For the exit of the controversial CBI No. 2 – against whom an FIR for extortion was filed last October by the CBI itself – has been accompanied by the “curtailment of tenure” of two other officers – joint director Arun Kumar Sharma and deputy inspector general Manish Kumar Sinha – who were in the cross-hairs of the government for having acted against Asthana.
A fourth officer, superintendent of police Jayant J. Naiknavare, was also shifted out of the CBI on Thursday via the same notification but sources said he had requested a transfer back in September 2018 in order to be eligible for a promotion in his parent cadre.
“Curtailment of tenure” is bureaucratese for giving someone marching orders from their current post.
In a petition in November before the Supreme Court, Sinha, one of the ousted officers, had alleged that national security advisor Ajit Doval had intervened to ensure the CBI’s investigators did not collect the mobile phones of Rakesh Asthana and Devender Sharma as evidence at a crucial moment in the investigation against Asthana.
Sinha had been transferred out of Delhi by acting CBI director Nageswar Rao as soon as he took charge last October. Sharma, seen as an ally of Verma, had also been transferred then.
Asthana, considered close to Modi from his days as Gujarat chief minister, was made acting director of the CBI when Anil Sinha retired as director in December 2016. His appointment was subsequently challenged in the Supreme Court.
According to a source familiar with the functioning of government agencies, Asthana’s exit from the CBI will also now allow the prime minister to move Y.C. Modi (1984 batch), currently head of the National Investigation Agency, or Subodh Jaiswal of the 1985 batch, currently police commissioner of Mumbai.
Y.C. Modi, considered front-runner because of his proximity to the prime minister was pulled up by the Gujarat high court in 2013 for the “botched and blinkered” investigation into the 2003 murder of senior BJP leader Haren Pandya.

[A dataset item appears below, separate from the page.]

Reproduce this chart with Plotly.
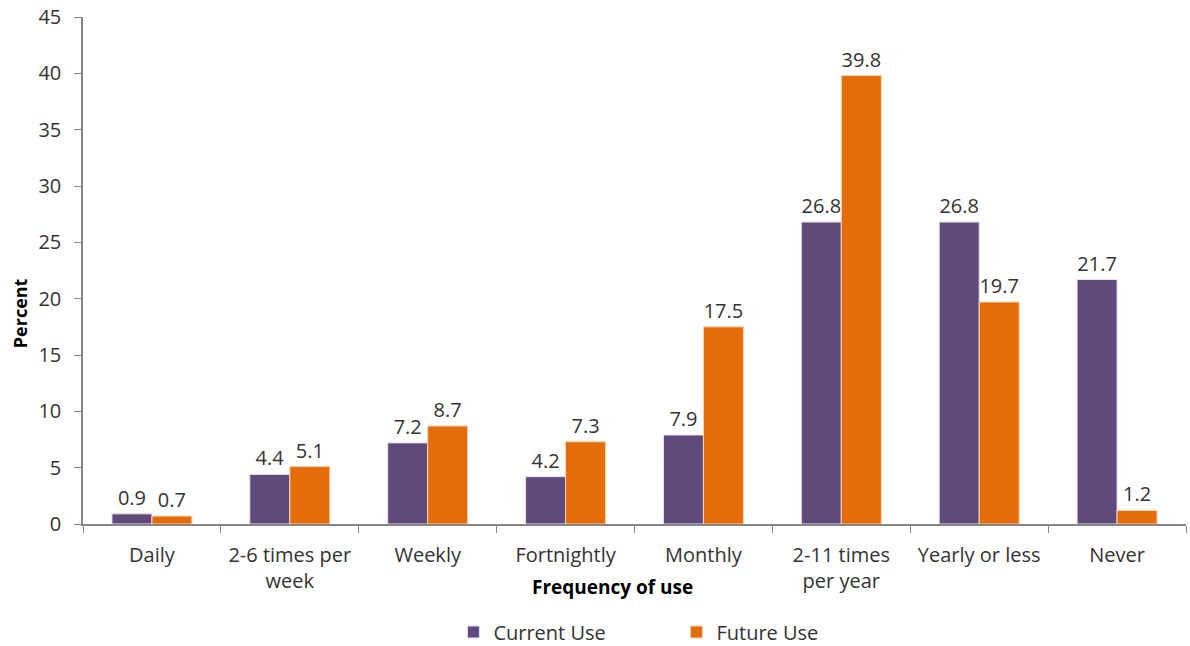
import plotly.graph_objects as go

categories = ["Daily", "2-6 times per<br>week", "Weekly", "Fortnightly", "Monthly",
              "2-11 times<br>per year", "Yearly or less", "Never"]
current_use = [0.9, 4.4, 7.2, 4.2, 7.9, 26.8, 26.8, 21.7]
future_use = [0.7, 5.1, 8.7, 7.3, 17.5, 39.8, 19.7, 1.2]

font_family = "'Open Sans', sans-serif"
txt_color = "#333333"

fig = go.Figure()
fig.add_trace(go.Bar(x=categories, y=current_use, name="Current Use",
                     marker=dict(color="#604A7B", line=dict(color="#E6E0EC", width=1)),
                     text=[f"{v:.1f}" for v in current_use], textposition="outside",
                     cliponaxis=False))
fig.add_trace(go.Bar(x=categories, y=future_use, name="Future Use",
                     marker=dict(color="#E46C0A", line=dict(color="#FBD4B4", width=1)),
                     text=[f"{v:.1f}" for v in future_use], textposition="outside",
                     cliponaxis=False))

fig.update_traces(textfont=dict(size=20, color=txt_color, family=font_family))

fig.update_layout(
    width=1190, height=646,
    margin=dict(l=83, r=4, t=17, b=122, autoexpand=False),
    plot_bgcolor="white", paper_bgcolor="white",
    barmode="group", bargap=0.42, bargroupgap=0,
    font=dict(family=font_family, size=20, color=txt_color),
    showlegend=True,
    legend=dict(orientation="h", x=0.538, xanchor="center", y=-0.213, yanchor="middle",
                font=dict(size=20), itemwidth=30, entrywidthmode="pixels", entrywidth=178),
    xaxis=dict(showline=True, linecolor="#868686", linewidth=1.5, automargin=False,
               ticks="outside", tickson="boundaries", ticklen=7, tickcolor="#868686",
               ticklabelstandoff=12, showgrid=False, tickfont=dict(size=20, color=txt_color)),
    yaxis=dict(range=[0, 45], dtick=5, showline=True, linecolor="#868686", linewidth=1.5,
               automargin=False, ticks="outside", ticklen=7, tickcolor="#868686",
               ticklabelstandoff=9, ticklabeloverflow="allow", showgrid=False, zeroline=False,
               tickfont=dict(size=20, color=txt_color)),
    annotations=[
        dict(text="<b>Frequency of use</b>", x=0.48, y=-0.124, xref="paper", yref="paper",
             xanchor="center", yanchor="middle", showarrow=False,
             font=dict(size=19, color="#000000")),
        dict(text="<b>Percent</b>", x=-0.057, y=0.416, xref="paper", yref="paper",
             xanchor="center", yanchor="middle", showarrow=False, textangle=-90,
             font=dict(size=18, color="#000000")),
    ],
)

# drop the page's default body margin so the figure fills the window
fig.write_html("out.html", config={"displayModeBar": False},
               post_script="document.body.style.margin='0';")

An officer of the 1984 batch of the Indian Police Service, Asthana was promoted to the rank of additional director on the date of Sinha’s retirement and became the senior-most officer in the agency when R.K. Dutta, then the special director, was shunted out to the Union home ministry. In an interview to The Telegraph last November, Dutta revealed: “The government had already decided to eventually hand the agency’s reins to Asthana. So it removed me and appointed him interim director on December 2, the day Sinha retired, with the idea of appointing him the full-time director after some time.”
The latest changes in the CBI comes days after Alok Verma was shunted out of the post of CBI director and appointed Director General of Fire Services, Civil Defence and Home Guards.
The 2:1 decision was made after a more than two-hour long meeting of the panel, which comprises Prime Minister Narendra Modi, the leader of the largest opposition party – Congress leader Mallikarjun Kharge – and Justice A.K. Sikri. Sikri was standing in for Chief Justice of India Ranjan Gogoi, who recused himself from the process as he had written the order backing Verma on January 8.
Verma had refused to take up the new post, saying he had already superannuated from the police service.